### [Prompt]
Return the material word for word. Do not include the pictures.

### [Given information]

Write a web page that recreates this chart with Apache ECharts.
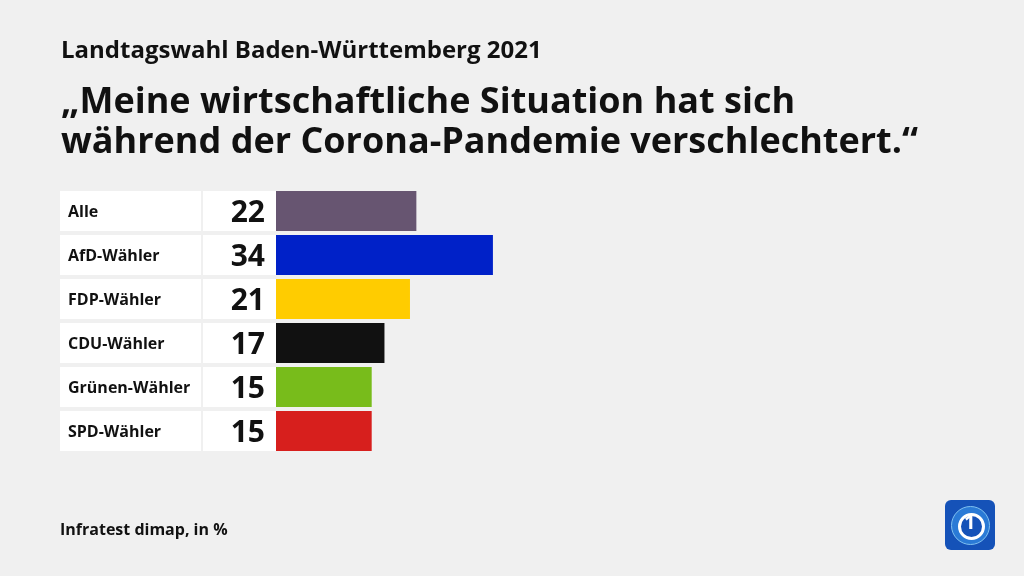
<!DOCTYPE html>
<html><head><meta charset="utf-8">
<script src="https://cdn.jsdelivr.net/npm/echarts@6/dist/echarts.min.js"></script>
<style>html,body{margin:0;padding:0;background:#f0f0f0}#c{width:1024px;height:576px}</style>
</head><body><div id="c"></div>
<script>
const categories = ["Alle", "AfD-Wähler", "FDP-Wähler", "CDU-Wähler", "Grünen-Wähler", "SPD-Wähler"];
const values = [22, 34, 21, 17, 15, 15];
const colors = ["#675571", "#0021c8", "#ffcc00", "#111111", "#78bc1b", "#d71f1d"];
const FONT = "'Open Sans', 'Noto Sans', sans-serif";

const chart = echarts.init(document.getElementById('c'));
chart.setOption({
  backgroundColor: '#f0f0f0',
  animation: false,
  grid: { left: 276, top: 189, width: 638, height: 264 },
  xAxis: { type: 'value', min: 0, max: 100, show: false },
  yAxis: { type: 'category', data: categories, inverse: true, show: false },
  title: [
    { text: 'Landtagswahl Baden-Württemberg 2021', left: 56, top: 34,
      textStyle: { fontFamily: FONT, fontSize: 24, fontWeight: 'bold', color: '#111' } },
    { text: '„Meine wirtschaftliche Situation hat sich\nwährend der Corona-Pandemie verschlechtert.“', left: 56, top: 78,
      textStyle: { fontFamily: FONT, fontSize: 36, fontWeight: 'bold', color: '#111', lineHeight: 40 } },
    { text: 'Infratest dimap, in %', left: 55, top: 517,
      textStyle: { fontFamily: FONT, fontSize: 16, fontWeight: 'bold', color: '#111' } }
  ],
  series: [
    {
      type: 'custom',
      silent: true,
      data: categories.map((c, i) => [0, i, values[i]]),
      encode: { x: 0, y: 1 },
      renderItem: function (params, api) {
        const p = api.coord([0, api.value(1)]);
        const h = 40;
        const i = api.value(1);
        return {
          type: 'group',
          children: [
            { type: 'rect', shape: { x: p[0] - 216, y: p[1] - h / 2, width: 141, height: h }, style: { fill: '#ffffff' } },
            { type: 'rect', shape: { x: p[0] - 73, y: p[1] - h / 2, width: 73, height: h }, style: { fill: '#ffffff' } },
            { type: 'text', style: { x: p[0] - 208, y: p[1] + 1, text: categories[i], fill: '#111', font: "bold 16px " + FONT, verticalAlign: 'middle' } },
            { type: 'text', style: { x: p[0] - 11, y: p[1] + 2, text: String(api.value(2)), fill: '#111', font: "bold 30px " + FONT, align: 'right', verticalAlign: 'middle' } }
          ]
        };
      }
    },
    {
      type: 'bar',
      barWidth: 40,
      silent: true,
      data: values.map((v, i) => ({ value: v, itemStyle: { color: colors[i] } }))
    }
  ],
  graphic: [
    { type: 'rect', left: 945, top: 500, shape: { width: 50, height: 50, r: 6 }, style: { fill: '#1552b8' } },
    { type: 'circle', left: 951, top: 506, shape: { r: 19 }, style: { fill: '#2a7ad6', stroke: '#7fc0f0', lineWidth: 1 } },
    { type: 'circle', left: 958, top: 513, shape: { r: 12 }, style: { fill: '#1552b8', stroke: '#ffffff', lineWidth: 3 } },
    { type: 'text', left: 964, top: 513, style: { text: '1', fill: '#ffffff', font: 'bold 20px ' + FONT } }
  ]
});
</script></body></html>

### [Answer to this exercise]
Write a web page that recreates this chart with Apache ECharts.
<!DOCTYPE html>
<html><head><meta charset="utf-8">
<script src="https://cdn.jsdelivr.net/npm/echarts@6/dist/echarts.min.js"></script>
<style>html,body{margin:0;padding:0;background:#f0f0f0}#c{width:1024px;height:576px}</style>
</head><body><div id="c"></div>
<script>
const categories = ["Alle", "AfD-Wähler", "FDP-Wähler", "CDU-Wähler", "Grünen-Wähler", "SPD-Wähler"];
const values = [22, 34, 21, 17, 15, 15];
const colors = ["#675571", "#0021c8", "#ffcc00", "#111111", "#78bc1b", "#d71f1d"];
const FONT = "'Open Sans', 'Noto Sans', sans-serif";

const chart = echarts.init(document.getElementById('c'));
chart.setOption({
  backgroundColor: '#f0f0f0',
  animation: false,
  grid: { left: 276, top: 189, width: 638, height: 264 },
  xAxis: { type: 'value', min: 0, max: 100, show: false },
  yAxis: { type: 'category', data: categories, inverse: true, show: false },
  title: [
    { text: 'Landtagswahl Baden-Württemberg 2021', left: 56, top: 34,
      textStyle: { fontFamily: FONT, fontSize: 24, fontWeight: 'bold', color: '#111' } },
    { text: '„Meine wirtschaftliche Situation hat sich\nwährend der Corona-Pandemie verschlechtert.“', left: 56, top: 78,
      textStyle: { fontFamily: FONT, fontSize: 36, fontWeight: 'bold', color: '#111', lineHeight: 40 } },
    { text: 'Infratest dimap, in %', left: 55, top: 517,
      textStyle: { fontFamily: FONT, fontSize: 16, fontWeight: 'bold', color: '#111' } }
  ],
  series: [
    {
      type: 'custom',
      silent: true,
      data: categories.map((c, i) => [0, i, values[i]]),
      encode: { x: 0, y: 1 },
      renderItem: function (params, api) {
        const p = api.coord([0, api.value(1)]);
        const h = 40;
        const i = api.value(1);
        return {
          type: 'group',
          children: [
            { type: 'rect', shape: { x: p[0] - 216, y: p[1] - h / 2, width: 141, height: h }, style: { fill: '#ffffff' } },
            { type: 'rect', shape: { x: p[0] - 73, y: p[1] - h / 2, width: 73, height: h }, style: { fill: '#ffffff' } },
            { type: 'text', style: { x: p[0] - 208, y: p[1] + 1, text: categories[i], fill: '#111', font: "bold 16px " + FONT, verticalAlign: 'middle' } },
            { type: 'text', style: { x: p[0] - 11, y: p[1] + 2, text: String(api.value(2)), fill: '#111', font: "bold 30px " + FONT, align: 'right', verticalAlign: 'middle' } }
          ]
        };
      }
    },
    {
      type: 'bar',
      barWidth: 40,
      silent: true,
      data: values.map((v, i) => ({ value: v, itemStyle: { color: colors[i] } }))
    }
  ],
  graphic: [
    { type: 'rect', left: 945, top: 500, shape: { width: 50, height: 50, r: 6 }, style: { fill: '#1552b8' } },
    { type: 'circle', left: 951, top: 506, shape: { r: 19 }, style: { fill: '#2a7ad6', stroke: '#7fc0f0', lineWidth: 1 } },
    { type: 'circle', left: 958, top: 513, shape: { r: 12 }, style: { fill: '#1552b8', stroke: '#ffffff', lineWidth: 3 } },
    { type: 'text', left: 964, top: 513, style: { text: '1', fill: '#ffffff', font: 'bold 20px ' + FONT } }
  ]
});
</script></body></html>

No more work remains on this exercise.